Caught in the crossfire from both sides in the battle over tax hikes, the Bank of Japan succumbed to political pressure in announcing its latest monetary easing measures.
The central bank decided on April 27 to inject a net 5 trillion yen ($62 billion) into funds available in the market for financial institutions to pump-prime the sluggish economy.
Business conditions have already started to pick up, lessening the need for additional easing.
But Prime Minister Yoshiko Noda and his administration appear desperate to accelerate the improvement of those conditions. That is because achieving a certain level of economic growth would pave the way for Noda’s plan to double the consumption tax rate incrementally to 10 percent by 2015, a proposal that now hangs by a thread.
The BOJ’s move came on the heels of a similar decision on Feb. 14 to raise the volume of the fund to purchase government bonds and other assets from financial institutions from 55 trillion yen to 65 trillion yen.
The successive easing measures have bloated the outstanding amounts of government bonds purchased, which is turning the BOJ into a de facto undertaker of government debt.
On the evening of April 27, BOJ Governor Masaaki Shirakawa visited the Prime Minister's Official Residence as an observer at a government panel meeting seeking a way out of Japan's deflationary trend.
Motohisa Furukawa, state minister for economic and fiscal policy, looked satisfied after he was briefed on the BOJ's additional easing measure decided earlier in the day.
"It was an appropriate measure," Furukawa said following the panel meeting.
More than a week earlier, a decision was made to hold the government panel meeting immediately after the BOJ's monetary policy meeting. And the central bank’s policy meeting was immediately preceded by a meeting of senior DPJ and BOJ members, indicating that an additional easing measure had been a foregone conclusion from early on.
Some DPJ lawmakers are even discussing potential amendments to the BOJ Law to give political leaders more power in deciding when to intervene in the markets. They also propose provisions that would allow the government to set inflation targets and dismiss the BOJ governor.
Behind the closing circles on the central bank lie the political struggles over Noda’s plan to double the consumption tax. The prime minister has said he would stake his political life on passing legislation to raise the tax rate.
But he faces fierce resistance from DPJ lawmakers opposed to the tax hikes, including political heavyweight Ichiro Ozawa, leader of the largest intraparty faction. The Tokyo District Court on April 26 found Ozawa not guilty of conspiring to falsify political fund reports, and his acquittal is expected to increase the clout of the tax-hike opponents.
To curb their influence, Noda is desperate to realize a business recovery with the help of the central bank and to create an economic climate that allows for an increase in the consumption tax rate.

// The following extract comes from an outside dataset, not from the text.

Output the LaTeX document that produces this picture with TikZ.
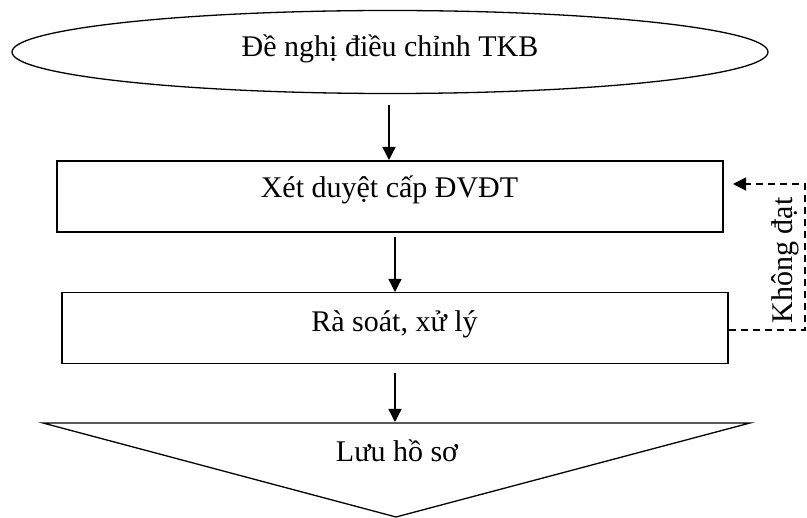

The BOJ also came under pressure from the tax-hike opponents because many of them believe that if business conditions improve only through monetary easing measures, then there would be no need to raise taxes.
The dual speculations of tax hike proponents and opponents have driven up the political pressure on the central bank.
With the rift widening within the DPJ and the ruling party’s deadlock with the opposition parties, it has become more likely that a final settlement of the consumption tax hike issue will be put off.
In the meantime, only the BOJ is being forced to take action.
One government source expressed sympathy for the central bank.
"Whatever the BOJ may do, nothing will change drastically," the source said. "The BOJ is not really in a deadlock, but it is becoming desperate."
The April 27 decision said the central bank will buy 10 trillion yen more into long-term government bonds.
The BOJ has already purchased large amounts of government bonds from financial institutions. The latest easing measure will stretch those sums to 43 trillion yen annually, nearly matching the 44.2 trillion yen in bonds that the government plans to issue anew in fiscal 2012.
The central bank is essentially helping to bail out the debt-ridden government.
The Public Finance Law says the BOJ should not, in principle, undertake government bonds directly from the government. The central bank is not exactly violating that law because it is buying government bonds that are traded in the market.
However, the BOJ is "going beyond a limit," according to Izuru Kato, chief economist at Totan Research Co.
In 1932, Finance Minister Korekiyo Takahashi approved the BOJ undertaking government bonds to help Japan emerge from the Great Depression. But that was followed by an unstoppable expansion of military budgets.
Japan's defeat in World War II turned the government bonds into scraps of paper. The hyperinflation of early postwar years had a huge effect on the general public.
The BOJ has set a "banknote rule," which says the amount of government bonds purchased should not exceed the value of banknotes circulating in the market.
Shirakawa has reiterated that monetary easing is not intended to help cover deficits in state finances. However, the total sum of government bonds purchased is expected to exceed the outstanding value of banknotes by the end of this year.
The banknote rule is now only one step away from becoming a scrap of paper.